*INSTRUCTION*
Output nothing but the number of lines that include the word "image".

*SUPPLIED ENTRIES*
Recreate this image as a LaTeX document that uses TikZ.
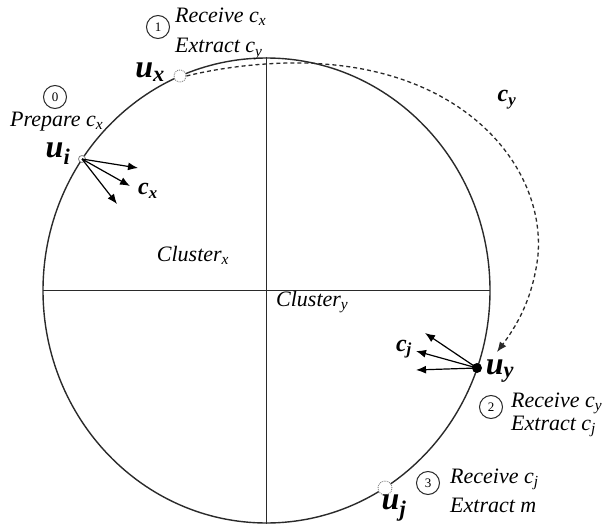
\documentclass[tikz,border=0pt]{standalone}
\usepackage{fontspec}
\setmainfont{Liberation Serif}
\usetikzlibrary{arrows.meta}
\newcommand{\lsub}[1]{\textsubscript{\itshape #1}}
\definecolor{ink}{HTML}{2A2A2A}
\tikzset{
  lbl/.style={font=\fontsize{22}{24}\selectfont\itshape, inner sep=0pt, anchor=west},
  clbl/.style={font=\fontsize{22}{24}\selectfont\itshape, inner sep=0pt},
  num/.style={draw=ink, circle, line width=1pt, minimum size=23pt, inner sep=0pt, font=\fontsize{13}{14}\selectfont},
  ulbl/.style={font=\fontsize{32}{32}\selectfont\bfseries\itshape, inner sep=0pt},
  cvec/.style={font=\fontsize{24}{24}\selectfont\bfseries\itshape, inner sep=0pt},
  frame/.style={draw=ink, line width=1.4pt},
  hollow/.style={circle, draw=gray, densely dotted, fill=white, inner sep=0pt, line width=0.9pt},
  vec/.style={draw=black, line width=1.2pt, -{Latex[length=10pt,width=8pt]}},
  msg/.style={draw=ink, line width=1.3pt, dash pattern=on 4pt off 3pt, -{Latex[length=10pt,width=8pt]}}
}
\begin{document}
\begin{tikzpicture}[x=1pt, y=-1pt]
\useasboundingbox (0,0) rectangle (605,524);
% cluster circle and dividers
\draw[frame] (266.5,290.5) ellipse [x radius=223.5, y radius=232.5];
\draw[frame] (266.5,57) -- (266.5,524);
\draw[frame] (43,290.5) -- (490,290.5);
% nodes on the ring
\node[hollow, minimum size=12pt] (ux) at (180,76) {};
\node[circle, draw=gray, fill=white, inner sep=0pt, minimum size=7pt, line width=0.8pt] (ui) at (82,159) {};
\node[circle, fill=black, inner sep=0pt, minimum size=10pt] (uy) at (477,368) {};
\node[hollow, minimum size=14pt] (uj) at (385,488) {};
% labels of ring nodes
\node[ulbl] (uxl) at (150,72) {u\lsub{x}};
\node[ulbl] (uil) at (58,154) {u\lsub{i}};
\node[ulbl] (uyl) at (500,371) {u\lsub{y}};
\node[ulbl] (ujl) at (394,508) {u\lsub{j}};
% step 0
\node[num] (n0) at (55,97) {0};
\node[lbl] (p0) at (10,122) {Prepare c\lsub{x}};
% step 1
\node[num] (n1) at (158,27) {1};
\node[lbl] (r1) at (175,17) {Receive c\lsub{x}};
\node[lbl] (e1) at (175,49) {Extract c\lsub{y}};
% step 2
\node[num] (n2) at (491,407) {2};
\node[lbl] (r2) at (511,403) {Receive c\lsub{y}};
\node[lbl] (e2) at (511,426) {Extract c\lsub{j}};
% step 3
\node[num] (n3) at (428,483) {3};
\node[lbl] (r3) at (450,479) {Receive c\lsub{j}};
\node[lbl] (e3) at (450,505) {Extract m};
% cluster names
\node[clbl] (cx) at (193,255) {Cluster\lsub{x}};
\node[clbl, anchor=west] (cy) at (276,302) {Cluster\lsub{y}};
% fragment arrows at u_i
\coordinate (a1) at (138,168);
\coordinate (a2) at (130,186);
\coordinate (a3) at (117,204);
\draw[vec] (ui.center) -- (a1);
\draw[vec] (ui.center) -- (a2);
\draw[vec] (ui.center) -- (a3);
\node[cvec] (cxl) at (148,191) {c\lsub{x}};
% fragment arrows at u_y
\coordinate (b1) at (425,333);
\coordinate (b2) at (416,351);
\coordinate (b3) at (416,370);
\draw[vec] (uy.center) -- (b1);
\draw[vec] (uy.center) -- (b2);
\draw[vec] (uy.center) -- (b3);
\node[cvec] (cjl) at (404,349) {c\lsub{j}};
% message c_y from u_x to u_y
\coordinate (tip) at (497,352);
\draw[msg] (ux.east) .. controls (235,64) and (290,61) .. (323,64)
  .. controls (470,74) and (545,170) .. (538,255)
  .. controls (533,300) and (515,328) .. (tip);
\node[cvec] (cyl) at (507,100) {c\lsub{y}};
\end{tikzpicture}
\end{document}
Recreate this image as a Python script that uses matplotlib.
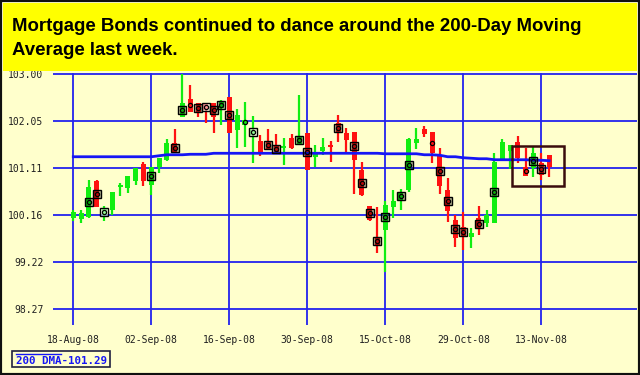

*CORRECT ANSWER*
2